J'ai dit que nous ne pouvions pas arrêter ces importations ou mettre en place une clause miroir du jour au lendemain. Certains discours laissent à penser qu'il est possible de décider une clause miroir qui s'imposerait à toutes les productions à partir de demain matin. Il y a, à ce sujet, une forme de simplification du débat en France – plus que dans d'autres pays, pour les raisons que je viens d'évoquer. En réalité, il est nécessaire de réaliser à chaque fois une étude d'impact, ce fameux document que vous réclamez vous-même pour d'autres textes. Il s'agit d'analyser, par exemple, l'effet de l'introduction d'une clause miroir relative au bien-être animal dans la filière poulet, ce qui consiste à évaluer la baisse des importations de poulet induites et de déterminer si nous sommes capables d'y substituer une production européenne afin d'éviter de manquer de poulet dans les supermarchés. Plutôt que d'adopter une clause miroir qui entrerait en vigueur du jour au lendemain, avec un effet falaise, il convient de prévoir une application progressive de la mesure, comme nous l'avons fait pour la déforestation ou l'utilisation des néonicotinoïdes. Il s'écoule généralement douze, dix-huit ou trente-six mois entre l'adoption de la clause miroir et le moment où elle s'impose pleinement : les acteurs économiques de tous les pays, y compris du nôtre, ont ainsi le temps de s'adapter.
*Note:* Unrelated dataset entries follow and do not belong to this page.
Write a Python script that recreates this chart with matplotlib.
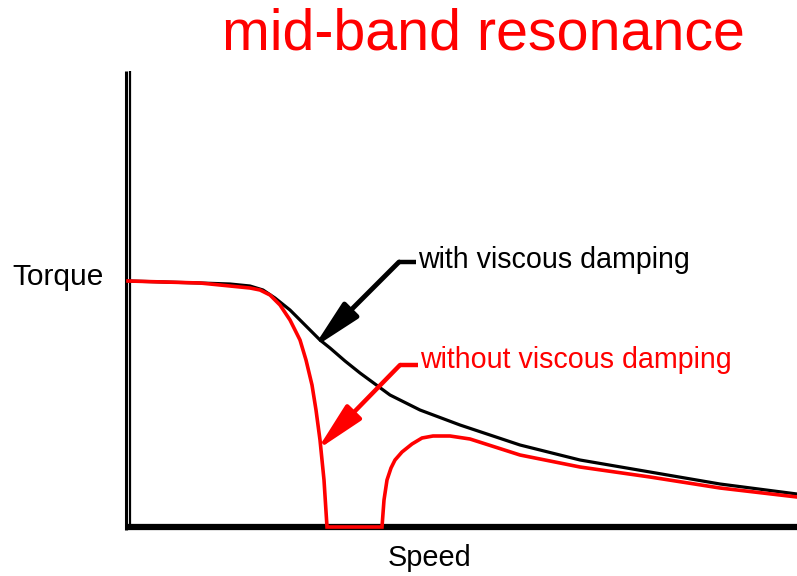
import matplotlib
matplotlib.use("Agg")
import matplotlib.pyplot as plt
from matplotlib.lines import Line2D

plt.rcParams['font.family'] = ['Liberation Sans', 'DejaVu Sans']

# Speed vs Torque (arbitrary units)
speed_damped = [0, 72, 102, 122, 135, 147, 162, 172, 182, 192, 202, 217, 232, 247,
                262, 292, 332, 392, 452, 522, 592, 669]
torque_damped = [246, 244, 243, 241, 237, 229, 217, 207, 197, 187, 179, 166, 154, 143,
                 132, 117, 102, 82, 67, 55, 43, 33]

speed_undamped = [0, 72, 102, 122, 132, 142, 152, 162, 172, 178, 184, 188, 192, 196, 199,
                  254, 256, 259, 263, 267, 274, 284, 294, 305, 322, 342, 392, 452, 522,
                  592, 669]
torque_undamped = [246, 244, 241, 239, 237, 232, 222, 207, 187, 167, 142, 117, 87, 47, 0,
                   0, 27, 47, 59, 67, 75, 83, 89, 91, 91, 88, 72, 60, 50, 39, 30]

title = "mid-band resonance"
label_damped = "with viscous damping"
label_undamped = "without viscous damping"

W, H = 797, 576
fig = plt.figure(figsize=(W / 100, H / 100), dpi=100)
ax = fig.add_axes([128 / W, (H - 527) / H, (W - 128) / W, (527 - 71) / H])
ax.set_xlim(0, 669)
ax.set_ylim(0, 456)
for s in ax.spines.values():
    s.set_visible(False)
ax.set_xticks([])
ax.set_yticks([])

# axes lines
ax.add_line(Line2D([0, 1], [0, 0], transform=ax.transAxes, color='black', lw=4.5,
                   clip_on=False, solid_capstyle='butt', zorder=2))
ax.add_line(Line2D([-0.0035, -0.0035], [-0.006, 1.0], transform=ax.transAxes, color='black',
                   lw=2.2, clip_on=False, solid_capstyle='butt', zorder=2))
ax.add_line(Line2D([0.003, 0.003], [0, 1.0], transform=ax.transAxes, color='black',
                   lw=1.6, clip_on=False, solid_capstyle='butt', zorder=2))

ax.plot(speed_damped, torque_damped, color='black', lw=2.3, clip_on=False, zorder=3,
        solid_joinstyle='round')
ax.plot(speed_undamped, torque_undamped, color='#ff0000', lw=2.6, clip_on=False, zorder=4,
        solid_joinstyle='miter')

# annotations
ast = "-|>,head_length=1.5,head_width=0.32"
ax.plot([271, 288], [265, 265], color='black', lw=3.2, solid_capstyle='butt')
ax.annotate("", xy=(185, 179), xytext=(271, 265),
            arrowprops=dict(arrowstyle=ast, color='black', lw=3.5, mutation_scale=20,
                            shrinkA=0, shrinkB=0))
ax.text(290, 267, label_damped, fontsize=20.6, color='black', va='center', ha='left')

ax.plot([272, 290], [162, 162], color='#ff0000', lw=3.2, solid_capstyle='butt')
ax.annotate("", xy=(189, 77), xytext=(272, 162),
            arrowprops=dict(arrowstyle=ast, color='#ff0000', lw=3.2, mutation_scale=20,
                            shrinkA=0, shrinkB=0))
ax.text(292, 167, label_undamped, fontsize=20.6, color='#ff0000', va='center', ha='left')

fig.text(483 / W, 1 - 35 / H, title, fontsize=41.3, color='#ff0000', ha='center', va='center')
fig.text(58 / W, 1 - 277 / H, "Torque", fontsize=21.5, color='black', ha='center', va='center')
fig.text(430 / W, 1 - 558 / H, "Speed", fontsize=20.8, color='black', ha='center', va='center')

fig.savefig("out.png", dpi=100)
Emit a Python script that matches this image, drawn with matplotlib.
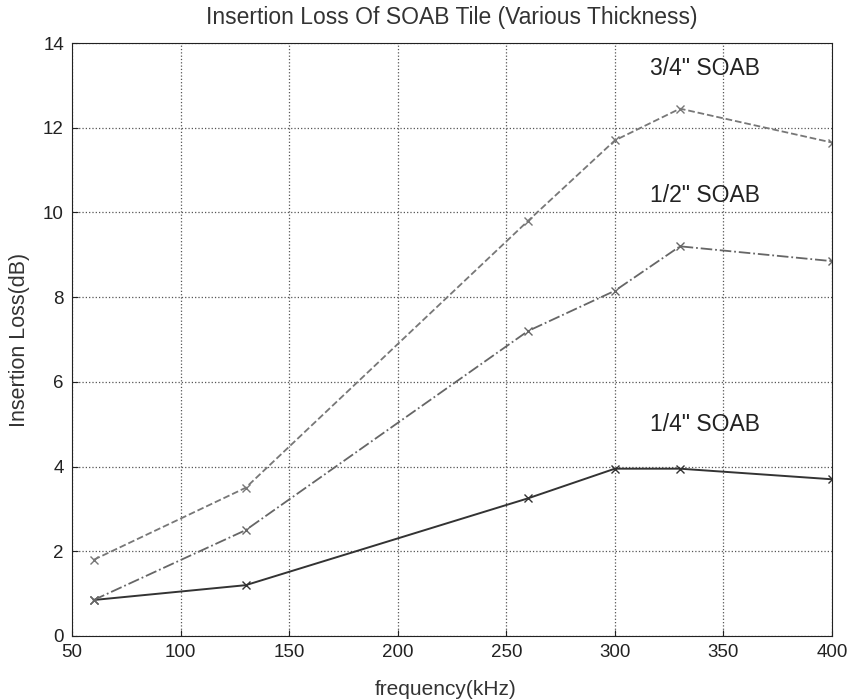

J'ai moi-même déposé des amendements visant à introduire des clauses miroirs relatives au bien-être animal dans la filière poulet, qui s'imposeraient progressivement afin de reconstruire l'appareil productif français et européen et de produire nous-mêmes du poulet plutôt que de continuer à l'importer du Brésil, de Thaïlande ou d'Ukraine. Ne me faites donc pas dire ce que je n'ai pas dit : si nous ne pouvons faire cesser du jour au lendemain les importations de poulet ukrainien, nous devons agir dans ce but de façon progressive.
Le débat sur les quotas de poulet ukrainien est très complexe, en particulier dans le contexte actuel. Nous devons trouver le bon équilibre entre le soutien à l'Ukraine et à ses exportations agricoles, d'une part, et la protection de nos propres filières, d'autre part. Après avoir trouvé ce point d'équilibre en 2022, nous en avons trouvé un autre en 2024 au regard des impacts excessivement négatifs de l'ouverture du marché dans quelques filières, notamment dans celle du poulet. Nous avons changé les règles du jeu, en tenant compte de la complexité de la situation – c'est là la beauté et la noblesse de la politique. Si notre relation avec l'Ukraine ne se limite pas à la filière du poulet, nous ne pouvons pas non plus ignorer l'impact négatif de notre solidarité sur les éleveurs européens.
Nous devons avoir ce débat sur les importations de poulet ukrainien, de même que nous avons été à l'origine d'un débat sur les importations de blé russe. J'ai été très surpris que ces dernières aient fait l'objet d'aussi peu de critiques en France. Une fois encore, nous avons pris nos responsabilités en les bloquant davantage.
Une application trop rigide des règles du jeu commercial peut comporter des risques pour la sécurité alimentaire. Si nous décidons, demain, d'interdire toute importation de tourteau de soja d'Amazonie au nom de la lutte contre la déforestation, c'est tout le bétail français – à l'exception du cheptel bovin nourri à l'herbe – qui mourra de faim. Il s'agirait pourtant d'une très belle clause miroir… Il y a donc un point d'équilibre à trouver : c'est là toute la noblesse de la politique.